Wells Printing is considering expanding its business by purchasing a printing press. The cost of the press is $2 million. Installation costs amount to $200,000. As a result of acquisition of the press, sales in each of the next 5 years are expected to be $1.6 million from this new line of business, but product costs (excluding depreciation) will represent 50% of sales. The press will not affect the firms net working capital requirements. The press will be depreciated under a straight line method using a 5-year recovery period. The firm is subject to a 40% tax rate. Wells Printings cost of capital is 11%. (Note: Assume that the press will have a salvage value of $110,000 at the end of year 5.)

1., Determine the initial investment required by the press.

2. Determine the annual after tax cash inflows attributable to the press from year 1 to 4

3. Determine the after tax cash flow on year 5.

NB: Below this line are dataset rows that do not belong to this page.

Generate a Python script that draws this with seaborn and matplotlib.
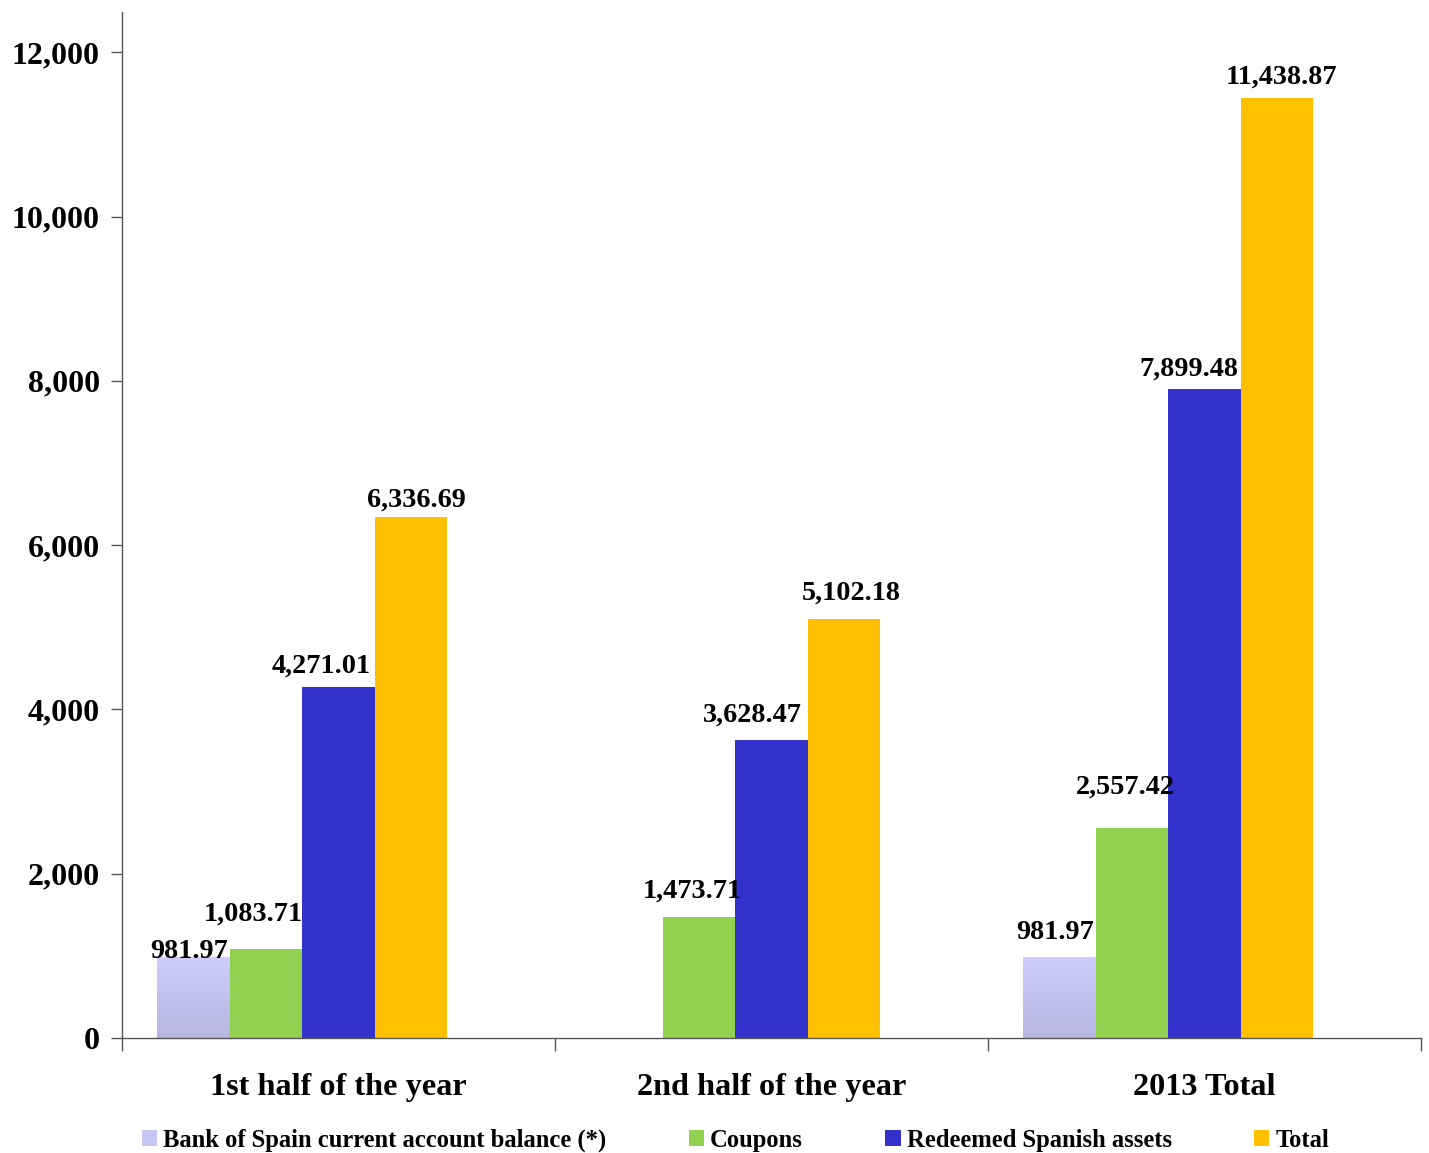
import numpy as np
import pandas as pd
import matplotlib
matplotlib.use("Agg")
import matplotlib.pyplot as plt
from matplotlib.colors import LinearSegmentedColormap
from matplotlib.patches import Patch
import seaborn as sns

categories = ["1st half of the year", "2nd half of the year", "2013 Total"]
series = ["Bank of Spain current account balance (*)", "Coupons",
          "Redeemed Spanish assets", "Total"]
bank_of_spain = [981.97, np.nan, 981.97]
coupons = [1083.71, 1473.71, 2557.42]
redeemed = [4271.01, 3628.47, 7899.48]
total = [6336.69, 5102.18, 11438.87]
pad = [0.0, 0.0, 0.0]  # empty slot (Excel-style hidden 5th series)
yticks = [0, 2000, 4000, 6000, 8000, 10000, 12000]

colors = ["#C6C6F4", "#92D050", "#3333CC", "#FFC000", "#FFFFFF"]

# label placement styling (pixel offsets of label centre from bar top-centre), per series per category
label_dx = [[-4, 0, -4], [-13, -7, -7], [-17, -19, -16], [5, 7, 5]]
label_dy = [[6, 0, 25], [35, 26, 41], [21, 25, 20], [17, 26, 21]]

rows = []
for name, vals in zip(series + ["_pad"], [bank_of_spain, coupons, redeemed, total, pad]):
    for c, v in zip(categories, vals):
        rows.append({"category": c, "series": name, "value": v})
df = pd.DataFrame(rows)

sns.set_style("white")
plt.rcParams["font.family"] = ["Liberation Serif", "DejaVu Serif"]
plt.rcParams["font.weight"] = "bold"
plt.rcParams["text.color"] = "black"
plt.rcParams["xtick.color"] = "black"
plt.rcParams["ytick.color"] = "black"

fig = plt.figure(figsize=(14.29, 11.53), dpi=100)
ax = fig.add_axes([0.0854, 0.0997, 0.909, 0.8899])

sns.barplot(data=df, x="category", y="value", hue="series",
            hue_order=series + ["_pad"], order=categories,
            palette=colors, width=0.837, gap=0, dodge=True,
            saturation=1, linewidth=0, ax=ax, errorbar=None)

if ax.get_legend() is not None:
    ax.get_legend().remove()

# gradient on first series
cmap = LinearSegmentedColormap.from_list("lav", ["#B6B6E2", "#CDCDFF"])
grad = np.linspace(0, 1, 256).reshape(-1, 1)
for p in ax.containers[0].patches:
    h = p.get_height()
    if not np.isfinite(h) or h <= 0:
        continue
    x0 = p.get_x(); w = p.get_width()
    im = ax.imshow(grad, extent=[x0, x0 + w, 0, h], origin="lower",
                   aspect="auto", cmap=cmap, zorder=p.get_zorder() + 0.1)
    im.set_clip_path(p)

# data labels
for si, cont in enumerate(list(ax.containers)[:4]):
    vals = [bank_of_spain, coupons, redeemed, total][si]
    patches = list(cont.patches)
    for ci, v in enumerate(vals):
        if not np.isfinite(v):
            continue
        target = None
        for p in patches:
            cx = p.get_x() + p.get_width() / 2
            if abs(cx - ci) < 0.5 and np.isfinite(p.get_height()):
                target = p
        if target is None:
            continue
        cx = target.get_x() + target.get_width() / 2
        ax.annotate(f"{v:,.2f}", xy=(cx, target.get_height()),
                    xytext=(label_dx[si][ci], label_dy[si][ci]), textcoords="offset pixels",
                    ha="center", va="center", fontsize=20.3, fontweight="bold",
                    color="black", zorder=10)

ax.set_xlim(-0.5, 2.5)
ax.set_ylim(0, 12490)
ax.set_yticks(yticks)
ax.set_yticklabels([f"{v:,}" for v in yticks], fontsize=23, fontweight="bold")
ax.set_xticks(range(3))
ax.set_xticklabels(categories, fontsize=23.2, fontweight="bold")
ax.set_xticks([-0.5, 0.5, 1.5, 2.5], minor=True)
ax.tick_params(axis="x", which="major", length=0, pad=25)
ax.tick_params(axis="x", which="minor", length=9, width=1, color="#555555", direction="out", bottom=True)
ax.tick_params(axis="y", which="major", length=8, width=1, color="#555555", direction="out", left=True, pad=8)
ax.set_xlabel("")
ax.set_ylabel("")
for s in ["top", "right"]:
    ax.spines[s].set_visible(False)
for s in ["left", "bottom"]:
    ax.spines[s].set_color("#555555")
    ax.spines[s].set_linewidth(1)

leg_handles = [Patch(facecolor=c, edgecolor="none") for c in colors[:4]]
fig.legend(leg_handles, series, loc="center", bbox_to_anchor=(0.5147, 0.0108),
           ncol=4, frameon=False,
           prop={"family": ["Liberation Serif"], "weight": "bold", "size": 17.7},
           handlelength=0.62, handleheight=0.62, handletextpad=0.25, columnspacing=3.35)

fig.savefig("out.png", dpi=100)
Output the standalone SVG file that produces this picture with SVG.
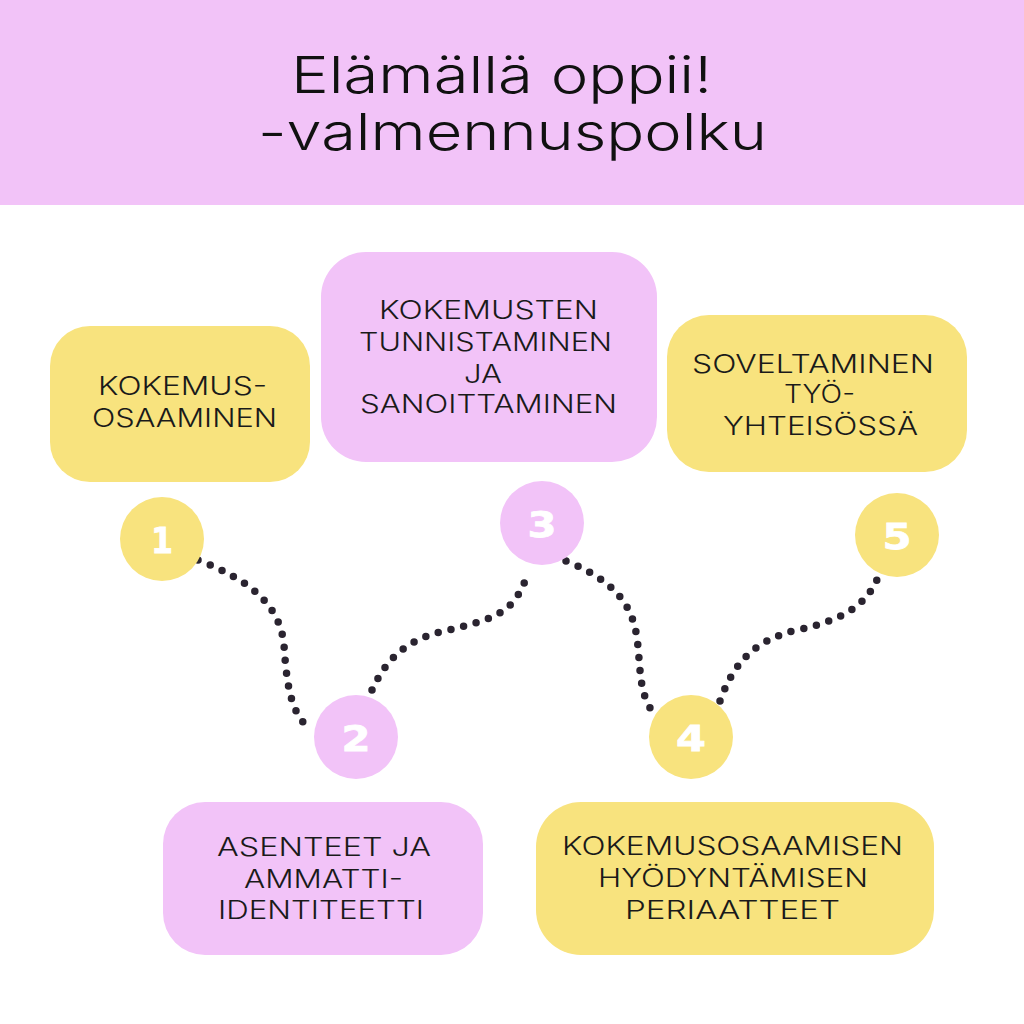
<svg xmlns="http://www.w3.org/2000/svg" width="1024" height="1024" viewBox="0 0 1024 1024">
<style>
.pink{fill:#F2C3F8}
.yellow{fill:#F8E37E}
.lbl{font-family:Inter,"Liberation Sans",Arial,sans-serif;font-weight:300;font-size:25px;fill:#1a1a1a;text-anchor:start}
.title{font-family:Inter,"Liberation Sans",Arial,sans-serif;font-weight:300;font-size:51px;fill:#111}
.num{font-family:"DejaVu Sans","Liberation Sans",sans-serif;font-weight:bold;font-size:36px;fill:#fff;stroke:#fff;stroke-width:0.8;text-anchor:middle}
.dots{fill:none;stroke:#2A2430;stroke-width:7.5;stroke-linecap:round;stroke-dasharray:0 13}
</style>
<rect x="0" y="0" width="1024" height="1024" fill="#fff"/>
<g id="header">
<rect class="pink" x="0" y="0" width="1024" height="205"/>
<text class="title" x="291" y="93" textLength="421" lengthAdjust="spacingAndGlyphs">Elämällä oppii!</text>
<text class="title" x="258" y="150" textLength="509" lengthAdjust="spacingAndGlyphs">-valmennuspolku</text>
</g>
<g id="connectors">
<path class="dots" d="M198,560 C250,580 280,605 284,645 C287,690 292,715 311,730"/>
<path class="dots" d="M372,690 C388,655 410,640 440,632 C478,623 502,618 516,598 C523,588 526,580 527,572"/>
<path class="dots" d="M566,561 C612,580 632,602 637,638 C641,668 638,696 656,716"/>
<path class="dots" d="M720,701 C734,662 755,640 797,630 C838,621 868,608 880,572"/>
</g>
<g id="node1">
<rect class="yellow" x="50" y="326" width="260" height="156" rx="40"/>
<text class="lbl" x="98" y="395" textLength="169" lengthAdjust="spacingAndGlyphs">KOKEMUS-</text>
<text class="lbl" x="92" y="427" textLength="185" lengthAdjust="spacingAndGlyphs">OSAAMINEN</text>
<circle class="yellow" cx="162" cy="539" r="42"/>
<text class="num" x="162" y="553" textLength="22" lengthAdjust="spacingAndGlyphs">1</text>
</g>
<g id="node2">
<rect class="pink" x="163" y="802" width="320" height="153" rx="42"/>
<text class="lbl" x="217" y="856" textLength="214" lengthAdjust="spacingAndGlyphs">ASENTEET JA</text>
<text class="lbl" x="244" y="888" textLength="159" lengthAdjust="spacingAndGlyphs">AMMATTI-</text>
<text class="lbl" x="218" y="919" textLength="206" lengthAdjust="spacingAndGlyphs">IDENTITEETTI</text>
<circle class="pink" cx="356" cy="737" r="42"/>
<text class="num" x="356" y="751" textLength="29" lengthAdjust="spacingAndGlyphs">2</text>
</g>
<g id="node3">
<rect class="pink" x="321" y="252" width="336" height="210" rx="45"/>
<text class="lbl" x="379" y="319" textLength="219" lengthAdjust="spacingAndGlyphs">KOKEMUSTEN</text>
<text class="lbl" x="359" y="351" textLength="253" lengthAdjust="spacingAndGlyphs">TUNNISTAMINEN</text>
<text class="lbl" x="464" y="383" textLength="38" lengthAdjust="spacingAndGlyphs">JA</text>
<text class="lbl" x="360" y="413" textLength="257" lengthAdjust="spacingAndGlyphs">SANOITTAMINEN</text>
<circle class="pink" cx="542" cy="523" r="42"/>
<text class="num" x="542" y="537" textLength="29" lengthAdjust="spacingAndGlyphs">3</text>
</g>
<g id="node4">
<rect class="yellow" x="536" y="802" width="398" height="153" rx="45"/>
<text class="lbl" x="562" y="855" textLength="341" lengthAdjust="spacingAndGlyphs">KOKEMUSOSAAMISEN</text>
<text class="lbl" x="598" y="887" textLength="270" lengthAdjust="spacingAndGlyphs">HYÖDYNTÄMISEN</text>
<text class="lbl" x="625" y="919" textLength="215" lengthAdjust="spacingAndGlyphs">PERIAATTEET</text>
<circle class="yellow" cx="691" cy="737" r="42"/>
<text class="num" x="691" y="751" textLength="30" lengthAdjust="spacingAndGlyphs">4</text>
</g>
<g id="node5">
<rect class="yellow" x="667" y="315" width="300" height="157" rx="42"/>
<text class="lbl" x="692" y="373" textLength="242" lengthAdjust="spacingAndGlyphs">SOVELTAMINEN</text>
<text class="lbl" x="784" y="403" textLength="71" lengthAdjust="spacingAndGlyphs">TYÖ-</text>
<text class="lbl" x="723" y="435" textLength="195" lengthAdjust="spacingAndGlyphs">YHTEISÖSSÄ</text>
<circle class="yellow" cx="897" cy="535" r="42"/>
<text class="num" x="897" y="549" textLength="29" lengthAdjust="spacingAndGlyphs">5</text>
</g>
</svg>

4. ASSUMING the projects IRR is 25%, the discount rate should be above 25% for the project to have a PW higher than zero

Group of answer choices

True

False

5. Assuming that at the very last minute, you are able to sell the equipment for 200,000 (without altering the book value). What is the cash flow on year 5?

6. An investor lends $10,000 today, to be repaid in a lump sum at the end of 10 years with interest at 10% (= Im) compounded annually. What is the real rate of return, assuming that the general price inflation rate is 8% annually?